Plan paths wide enough for a wheelbarrow and beds narrow enough for your reach. Two to four feet suits most gardeners. Straight runs are quick to till and simple to mulch, while gentle curves soften a front yard plot. Mark edges with twine and stakes before you set depth so you can turn cleanly at each end without chewing up borders.

If your site slopes, run beds across the slope to slow water. Short runs with small step-downs keep soil in place and make each pass easier to handle. Where runoff meets the plot, leave a grass strip or a mulch berm to catch sediment.
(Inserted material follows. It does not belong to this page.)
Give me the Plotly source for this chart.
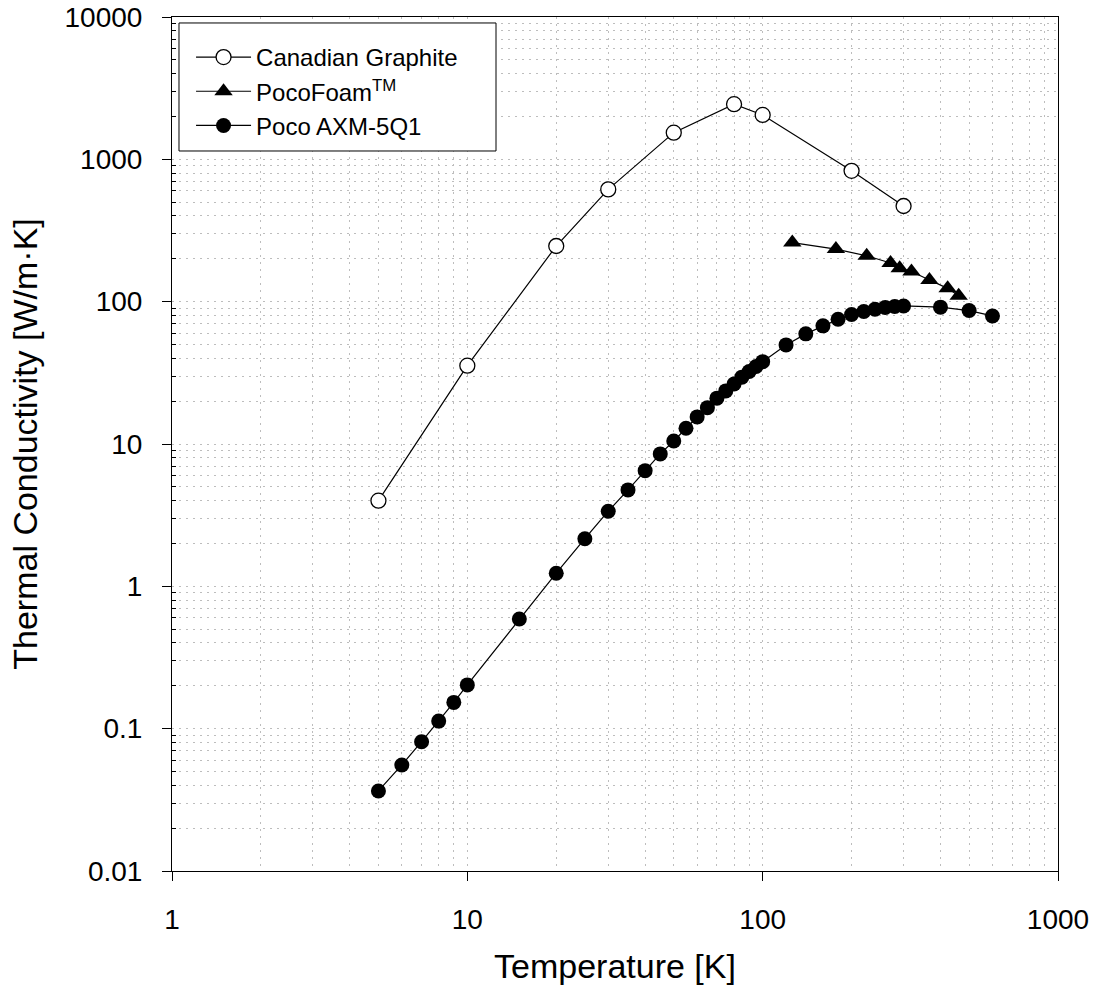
import plotly.graph_objects as go

# Canadian Graphite
cg_t = [5, 10, 20, 30, 50, 80, 100, 200, 300]
cg_k = [4.0, 35.5, 246, 615, 1540, 2440, 2050, 830, 470]

# PocoFoam
pf_t = [126, 177, 225, 271, 291, 319, 367, 423, 461]
pf_k = [260, 234, 210, 187, 172, 163, 142, 124, 110]

# Poco AXM-5Q1
ax_t = [5, 6, 7, 8, 9, 10, 15, 20, 25, 30, 35, 40, 45, 50, 55, 60, 65, 70, 75, 80,
        85, 90, 95, 100, 120, 140, 160, 180, 200, 220, 240, 260, 280, 300, 400, 500, 600]
ax_k = [0.0365, 0.0556, 0.081, 0.113, 0.153, 0.203, 0.59, 1.236, 2.16, 3.37, 4.76, 6.5,
        8.52, 10.5, 12.9, 15.5, 18.0, 21.0, 23.6, 26.4, 29.5, 32.3, 35.0, 37.9, 49.7,
        59.4, 67.6, 75.3, 81.2, 85.2, 88.5, 90.9, 92.4, 93.3, 91.5, 86.6, 79.4]

x_ticks = [1, 10, 100, 1000]
x_ticklabels = ["1", "10", "100", "1000"]
y_ticks = [0.01, 0.1, 1, 10, 100, 1000, 10000]
y_ticklabels = ["0.01", "0.1", "1", "10", "100", "1000", "10000"]
x_minor = [m * d for d in [1, 10, 100] for m in range(2, 10)]
y_minor = [m * d for d in [0.01, 0.1, 1, 10, 100, 1000] for m in range(2, 10)]

FONT = "Liberation Sans, Arial, sans-serif"

fig = go.Figure()
fig.add_trace(go.Scatter(
    x=cg_t, y=cg_k, mode="lines+markers", name="Canadian Graphite",
    line=dict(color="black", width=1.2),
    marker=dict(symbol="circle", size=15, color="white", line=dict(color="black", width=1.3)),
))
fig.add_trace(go.Scatter(
    x=pf_t, y=pf_k, mode="lines+markers", name="PocoFoam<sup>TM</sup>",
    line=dict(color="black", width=1.2),
    marker=dict(symbol="triangle-up", size=16, color="black"),
))
fig.add_trace(go.Scatter(
    x=ax_t, y=ax_k, mode="lines+markers", name="Poco AXM-5Q1",
    line=dict(color="black", width=1.2),
    marker=dict(symbol="circle", size=15, color="black"),
))

grid_dash = "2px,5px"
GRID = "#bdbdbd"
fig.update_layout(
    width=1094, height=986,
    margin=dict(l=172, r=36, t=17, b=115, autoexpand=False),
    plot_bgcolor="white", paper_bgcolor="white",
    font=dict(family=FONT, color="black", size=28),
    showlegend=True,
    legend=dict(
        x=0.0215, y=0.979, xanchor="left", yanchor="top",
        bgcolor="rgba(0,0,0,0)", borderwidth=0,
        font=dict(size=24, family=FONT), itemwidth=55,
        tracegroupgap=0,
    ),
    shapes=[dict(
        type="rect", xref="paper", yref="paper",
        x0=0.0079, x1=0.3657, y0=0.8431, y1=0.9930,
        fillcolor="white", line=dict(color="black", width=1), layer="above",
    )],
    xaxis=dict(
        type="log", range=[0, 3], automargin=False,
        tickmode="array", tickvals=x_ticks, ticktext=x_ticklabels,
        ticks="outside", ticklen=9, tickcolor="black",
        ticklabeloverflow="allow",
        showline=True, linecolor="black", linewidth=1, mirror=True,
        showgrid=True, gridcolor=GRID, griddash=grid_dash, gridwidth=1,
        minor=dict(tickmode="array", tickvals=x_minor, showgrid=True, gridcolor=GRID,
                   griddash=grid_dash, gridwidth=1, ticks=""),
        zeroline=False,
        ticklabelstandoff=14,
        title=dict(text="Temperature [K]", font=dict(size=34), standoff=20),
    ),
    yaxis=dict(
        type="log", range=[-2, 4], automargin=False,
        tickmode="array", tickvals=y_ticks, ticktext=y_ticklabels,
        ticks="outside", ticklen=9, tickcolor="black",
        ticklabeloverflow="allow",
        showline=True, linecolor="black", linewidth=1, mirror=True,
        showgrid=True, gridcolor=GRID, griddash=grid_dash, gridwidth=1,
        minor=dict(tickmode="array", tickvals=y_minor, showgrid=True, gridcolor=GRID,
                   griddash=grid_dash, gridwidth=1,
                   ticks="inside", ticklen=4, tickcolor="black"),
        zeroline=False,
        ticklabelstandoff=14,
        title=dict(text="Thermal Conductivity [W/m·K]", font=dict(size=34), standoff=16),
    ),
)

fig.write_html("out.html",
               config={"displayModeBar": False},
               post_script="document.body.style.margin='0';document.body.style.overflow='hidden';")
Troubleshooting While You Work

The Tines Bounce

Dry, hard soil resists the first bite. Water the plot the day before just enough to dampen the top few inches, then make one shallow pass. Drop the tines only after the crust breaks and the machine stops hopping.

Clods Everywhere

Clods point to soil that was worked too wet or churned too long. Let the surface dry, then break the largest pieces with a rake and add a thin layer of compost. Over the season, mulch and roots will soften them without more deep tilling.

Walking Off Line

Uneven tine wear or a high drag stake can pull you sideways. Check settings, make a short counter-pass to even the pull, and keep overlaps tight. Steer with hips, not arms.

Soil Care After The First Season

Once beds are shaped, use the tiller less. A yearly broadforking or a shallow stir with a mini cultivator refreshes the surface for seeding without tearing through worm channels. Keep roots in the ground when crops finish by sowing oats, rye, or buckwheat; mow low, let the residue dry, then till in spring if you need to reset texture. Mulch paths with wood chips to spread foot traffic and protect the tilled edge.

On small plots, a hand cultivator and a rake finish corners cleanly and keep soil from spilling into paths.